Fernando Torres scored twice as Spain knocked Republic of Ireland out of Euro 2012 with a dominant display.
Torres' powerful finish from 10 yards opened the scoring inside four minutes.
David Silva's composed effort just after the restart doubled the advantage, Torres poked in a third after a quick break and substitute Cesc Fabregas drove in a fourth.
The victory was enough to move Spain above Croatia, who they face on Monday, at the top of Group C.
The Republic's previous successes in major competitions had been based on organisation and discipline.
But their performance in their first major tournament in a decade can be summed up by the fact that, including their 3-1 defeat to Croatia, they have conceded a goal inside four minutes at the start of each half they have played.
Before their sobering loss to Croatia, the Irish had never conceded three goals in a major competition but they have now done so twice in five days on the way to losing consecutive matches in a major tournament for the first time.
For Spain, who drew their opening game 1-1 with Italy, this was a ruthless reminder of their ambition to become the first team to win three consecutive major tournaments, 24 hours after Germany drew the focus with a 2-1 victory over the Netherlands.
"Players like Given, Duff, Dunne, Keane - I gave them their debuts. I've been involved with them for a long time. They won't want to retire on the back of that performance, that's for sure. I would be worried if I was Italy, because Ireland are going into the last game with nothing to play for except pride. So we've got nothing to worry about. We can go and hunt them down and have a go at Italy.

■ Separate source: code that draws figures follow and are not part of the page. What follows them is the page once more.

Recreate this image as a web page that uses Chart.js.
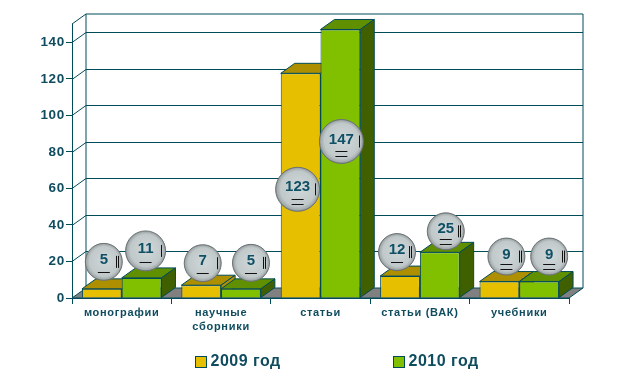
<!doctype html>
<html lang="ru">
<head>
<meta charset="utf-8">
<title>Публикации</title>
<style>
  html, body { margin: 0; background: #fff; }
  canvas { display: block; }
</style>
</head>
<body>
<canvas id="myChart" width="624" height="382"></canvas>
<script src="https://cdn.jsdelivr.net/npm/chart.js"></script>
<script>
const categories = ['монографии', ['научные', 'сборники'], 'статьи', 'статьи (ВАК)', 'учебники'];
const seriesNames = ['2009 год', '2010 год'];
const values2009 = [5, 7, 123, 12, 9];
const values2010 = [11, 5, 147, 25, 9];
const yTicks = [0, 20, 40, 60, 80, 100, 120, 140];

const LINE = '#004b5a';
const TEXT = '#0f4c5f';
const DEPTH_X = 14;
const DEPTH_Y = 10;
const faces = [
  { front: '#e6bf00', top: '#ad8f00', side: '#ad8f00' },
  { front: '#80c000', top: '#609000', side: '#406000' }
];

// where the value balloons sit relative to the top of their bar
const balloons = [
  { dx: [2, 1.5, -3, -3, 7], dy: [-27, -22, 116, -24, -25], r: [18.5, 18.5, 22, 18.5, 18.5], rules: [1, 1, 2, 1, 2], marks: [2, 1, 1, 2, 2] },
  { dx: [4, 10, 1, 6, 10], dy: [-27, -26, 112, -21, -25], r: [20, 18.5, 22, 18.5, 18.5], rules: [1, 1, 2, 2, 2], marks: [1, 2, 1, 2, 2] }
];

function poly(ctx, pts, fill) {
  ctx.beginPath();
  pts.forEach((p, i) => i ? ctx.lineTo(p[0], p[1]) : ctx.moveTo(p[0], p[1]));
  ctx.closePath();
  if (fill) {
    ctx.fillStyle = fill;
    ctx.fill();
  }
  ctx.strokeStyle = LINE;
  ctx.lineWidth = 1;
  ctx.stroke();
}

function line(ctx, x1, y1, x2, y2) {
  ctx.beginPath();
  ctx.moveTo(x1, y1);
  ctx.lineTo(x2, y2);
  ctx.strokeStyle = LINE;
  ctx.lineWidth = 1;
  ctx.stroke();
}

function drawBalloon(ctx, x, y, r, label, rules, marks) {
  ctx.save();
  ctx.beginPath();
  ctx.arc(x, y, r, 0, Math.PI * 2);
  const g = ctx.createRadialGradient(x + r * 0.1, y - r * 0.1, r * 0.2, x, y, r);
  g.addColorStop(0, '#ccd4d6');
  g.addColorStop(0.75, '#c0c8ca');
  g.addColorStop(0.93, '#a2aaac');
  g.addColorStop(1, '#7f8688');
  ctx.fillStyle = g;
  ctx.fill();
  ctx.strokeStyle = '#6c7375';
  ctx.lineWidth = 1;
  ctx.stroke();

  ctx.fillStyle = '#0f5065';
  ctx.font = 'bold 15px "Liberation Sans", Arial, sans-serif';
  ctx.letterSpacing = '0px';
  ctx.textAlign = 'center';
  ctx.textBaseline = 'middle';
  ctx.fillText(label, x, y - 2);

  ctx.strokeStyle = '#111';
  for (let i = 0; i < rules; i++) {
    const ry = Math.round(y + r * 0.55 - (rules - 1) * 2.5 + i * 5) + 0.5;
    ctx.beginPath();
    ctx.moveTo(x - 6, ry);
    ctx.lineTo(x + 6, ry);
    ctx.stroke();
  }
  for (let i = 0; i < marks; i++) {
    const mx = Math.round(x + r * 0.78 - i * 2) + 0.5;
    ctx.beginPath();
    ctx.moveTo(mx, y - 6);
    ctx.lineTo(mx, y + 6);
    ctx.stroke();
  }
  ctx.restore();
}

const pseudo3d = {
  id: 'pseudo3d',
  beforeDraw(chart) {
    // tick labels of the original are spaced out a little
    chart.ctx.letterSpacing = '0.7px';
  },
  beforeDatasetsDraw(chart) {
    const { ctx, chartArea: a, scales } = chart;
    ctx.save();
    const bx = a.left + DEPTH_X;
    const rx = a.right + DEPTH_X;

    poly(ctx, [[a.left, a.bottom], [a.right, a.bottom], [rx, a.bottom - DEPTH_Y], [bx, a.bottom - DEPTH_Y]], '#808080');

    yTicks.slice(1).forEach(v => {
      const y = Math.round(scales.y.getPixelForValue(v)) + 0.5;
      line(ctx, a.left, y, bx, y - DEPTH_Y);
      line(ctx, bx, y - DEPTH_Y, rx, y - DEPTH_Y);
    });
    line(ctx, a.left, a.top, bx, a.top - DEPTH_Y);
    line(ctx, bx, a.top - DEPTH_Y, rx, a.top - DEPTH_Y);
    line(ctx, bx, a.top - DEPTH_Y, bx, a.bottom - DEPTH_Y);
    line(ctx, rx, a.top - DEPTH_Y, rx, a.bottom - DEPTH_Y);

    categories.forEach((c, j) => {
      chart.data.datasets.forEach((d, i) => {
        const bar = chart.getDatasetMeta(i).data[j];
        const w = bar.width / 2;
        const l = bar.x - w, r = bar.x + w, t = bar.y, b = bar.base;
        poly(ctx, [[l, t], [r, t], [r + DEPTH_X, t - DEPTH_Y], [l + DEPTH_X, t - DEPTH_Y]], faces[i].top);
        poly(ctx, [[r, t], [r + DEPTH_X, t - DEPTH_Y], [r + DEPTH_X, b - DEPTH_Y], [r, b]], faces[i].side);
      });
    });
    ctx.restore();
  },
  afterDatasetsDraw(chart) {
    const { ctx } = chart;
    chart.data.datasets.forEach((d, i) => {
      chart.getDatasetMeta(i).data.forEach((bar, j) => {
        const b = balloons[i];
        drawBalloon(ctx, bar.x + b.dx[j], bar.y + b.dy[j], b.r[j], String(d.data[j]), b.rules[j], b.marks[j]);
      });
    });
  },
  afterDraw(chart) {
    const { ctx } = chart;
    ctx.save();
    ctx.font = 'bold 16px "Liberation Sans", Arial, sans-serif';
    ctx.letterSpacing = '0.5px';
    ctx.textBaseline = 'middle';
    ctx.textAlign = 'left';
    [195.5, 393.5].forEach((x, i) => {
      ctx.fillStyle = faces[i].front;
      ctx.fillRect(x, 356.5, 11, 11);
      ctx.strokeStyle = LINE;
      ctx.lineWidth = 1;
      ctx.strokeRect(x, 356.5, 11, 11);
      ctx.fillStyle = TEXT;
      ctx.fillText(seriesNames[i], x + 15, 362);
    });
    ctx.restore();
    ctx.letterSpacing = '0px';
  }
};

const data = {
  labels: categories,
  datasets: [values2009, values2010].map((v, i) => ({
    label: seriesNames[i],
    data: v,
    backgroundColor: faces[i].front,
    borderColor: LINE,
    borderWidth: 1,
    categoryPercentage: 0.8,
    barPercentage: 1
  }))
};

const config = {
  type: 'bar',
  data,
  plugins: [pseudo3d],
  options: {
    responsive: false,
    animation: false,
    layout: { padding: { top: 24, right: 55 } },
    plugins: { legend: { display: false }, tooltip: { enabled: false } },
    scales: {
      x: {
        afterFit(scale) { scale.height = 84; },
        grid: { drawOnChartArea: false, tickLength: 6, color: LINE },
        border: { color: LINE },
        ticks: {
          color: TEXT,
          maxRotation: 0,
          autoSkip: false,
          padding: 1,
          font: { family: '"Liberation Sans", Arial, sans-serif', size: 11, weight: 'bold', lineHeight: 1.36 }
        }
      },
      y: {
        min: 0,
        max: 150,
        afterFit(scale) { scale.width = 72; },
        afterBuildTicks(scale) { scale.ticks = yTicks.map(v => ({ value: v })); },
        grid: { drawOnChartArea: false, tickLength: 6, color: LINE },
        border: { color: LINE },
        ticks: {
          color: TEXT,
          padding: 1,
          font: { family: '"Liberation Sans", Arial, sans-serif', size: 13.5, weight: 'bold' }
        }
      }
    }
  }
};

const myChart = new Chart(document.getElementById('myChart'), config);
</script>
</body>
</html>
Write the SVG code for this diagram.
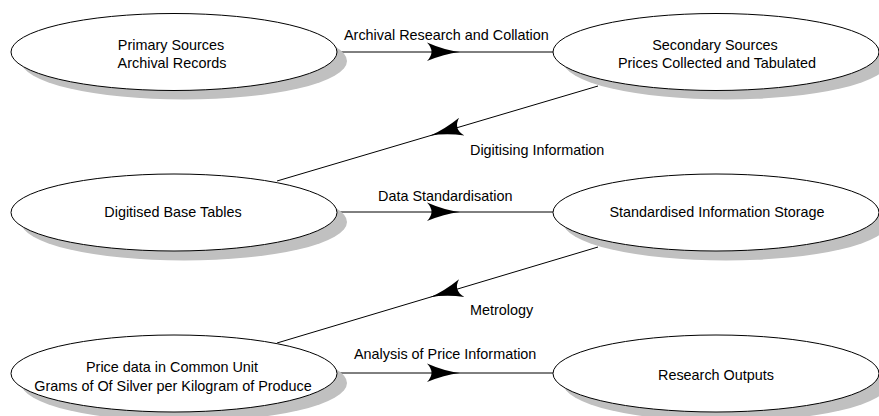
<svg xmlns="http://www.w3.org/2000/svg" xmlns:xlink="http://www.w3.org/1999/xlink" width="879" height="416" viewBox="0 0 879 416">
<style>
text{font-family:"Liberation Sans",Arial,sans-serif;font-size:14.4px;fill:#000}
.n text{text-anchor:middle}
.sh{fill:#c0c0c0;stroke:none}
.el{fill:#fff;stroke:#000;stroke-width:1}
.ln{stroke:#000;stroke-width:1;fill:none}
</style>
<defs>
<path id="ah" d="M0,0 Q-16,-2 -33,-9.5 Q-24,0 -33,9 Q-16,2 0,0 Z" fill="#000"/>
</defs>
<rect width="879" height="416" fill="#fff"/>
<g id="connectors">
<line class="ln" x1="337" y1="52" x2="553" y2="52"/>
<use xlink:href="#ah" transform="translate(460,52)"/>
<text x="344" y="40">Archival Research and Collation</text>
<line class="ln" x1="598" y1="86" x2="277" y2="181"/>
<use xlink:href="#ah" transform="translate(430,135.7) rotate(163.5)"/>
<text x="470" y="155">Digitising Information</text>
<line class="ln" x1="337" y1="212" x2="553" y2="212"/>
<use xlink:href="#ah" transform="translate(460,212)"/>
<text x="378" y="201">Data Standardisation</text>
<line class="ln" x1="598" y1="247" x2="277" y2="343"/>
<use xlink:href="#ah" transform="translate(430,297.2) rotate(163.4)"/>
<text x="470" y="315">Metrology</text>
<line class="ln" x1="337" y1="373" x2="553" y2="373"/>
<use xlink:href="#ah" transform="translate(460,373)"/>
<text x="354" y="359">Analysis of Price Information</text>
</g>
<g id="primary" class="n">
<ellipse class="sh" cx="184" cy="61" rx="163" ry="38.5"/>
<ellipse class="el" cx="174" cy="52" rx="163" ry="38.5"/>
<text x="171" y="50">Primary Sources</text>
<text x="172" y="68">Archival Records</text>
</g>
<g id="secondary" class="n">
<ellipse class="sh" cx="726" cy="61" rx="163" ry="38.5"/>
<ellipse class="el" cx="716" cy="52" rx="163" ry="38.5"/>
<text x="715" y="50">Secondary Sources</text>
<text x="717" y="68">Prices Collected and Tabulated</text>
</g>
<g id="digitised" class="n">
<ellipse class="sh" cx="184" cy="222" rx="163" ry="38.5"/>
<ellipse class="el" cx="174" cy="212.5" rx="163" ry="38.5"/>
<text x="173" y="217">Digitised Base Tables</text>
</g>
<g id="standardised" class="n">
<ellipse class="sh" cx="726" cy="222" rx="163" ry="38.5"/>
<ellipse class="el" cx="716" cy="212.5" rx="163" ry="38.5"/>
<text x="717" y="217">Standardised Information Storage</text>
</g>
<g id="pricedata" class="n">
<ellipse class="sh" cx="184" cy="383" rx="163" ry="38.5"/>
<ellipse class="el" cx="174" cy="373.5" rx="163" ry="38.5"/>
<text x="172" y="372">Price data in Common Unit</text>
<text x="173" y="391">Grams of Of Silver per Kilogram of Produce</text>
</g>
<g id="outputs" class="n">
<ellipse class="sh" cx="726" cy="383" rx="163" ry="38.5"/>
<ellipse class="el" cx="716" cy="373.5" rx="163" ry="38.5"/>
<text x="716" y="380">Research Outputs</text>
</g>
</svg>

If any of the lads are thinking of packing it in they will want to do better than tonight."
Spain coach Vicente Del Bosque was also boosted by the performance of Torres, who replaced Fabregas in the starting line-up and scored his first competitive international goals since September 2010.
For all the pre-match rhetoric, and a history of battling performances by the Republic, the concession of a yet another early goal left Giovanni Trapattoni's game-plan looking redundant.
Simon Cox, drafted in to replace Kevin Doyle up front only to be withdrawn for Jonathan Walters at the interval, forced an early save from Iker Casillas but the defending champions took just three minutes to move in front.
Richard Dunne did well to block Silva after Andres Iniesta had guided in an intelligent pass, but Torres drifted around Stephen Ward before thumping a shot over Shay Given.
From that point on, Spain were able to strangle the game, controlling possession deep inside the opposition half.
When the Irish did manage to win the ball back, wingers Damien Duff and Aidan McGeady were generally too deep to contribute in attack and Robbie Keane was invariably too isolated to be picked out.
Silva had a low shot held by Given and Torres prodded wide at the near post before Keith Andrews had a shot deflected wide and Dunne missed with a header at the other end.
Iniesta had a powerful effort pushed away by Given, Silva headed over and Gerard Pique failed to make the most of a free header from Silva's corner.
When Cox finally picked out Keane in a dangerous area, the Irish captain's effort was easily blocked by Pique.
The pattern was never likely to change and after Given palmed away an Iniesta shot three minutes after half-time, Silva calmly waited for the room to guide a shot into the bottom corner.
With just over 20 minutes remaining, Silva clipped a ball in behind the defence for Torres and the Chelsea striker prodded past Given.
And there was still time for substitute Fabregas, who had come on for Torres, to drive in a powerful cross-shot to add a fourth and further underline Spanish superiority.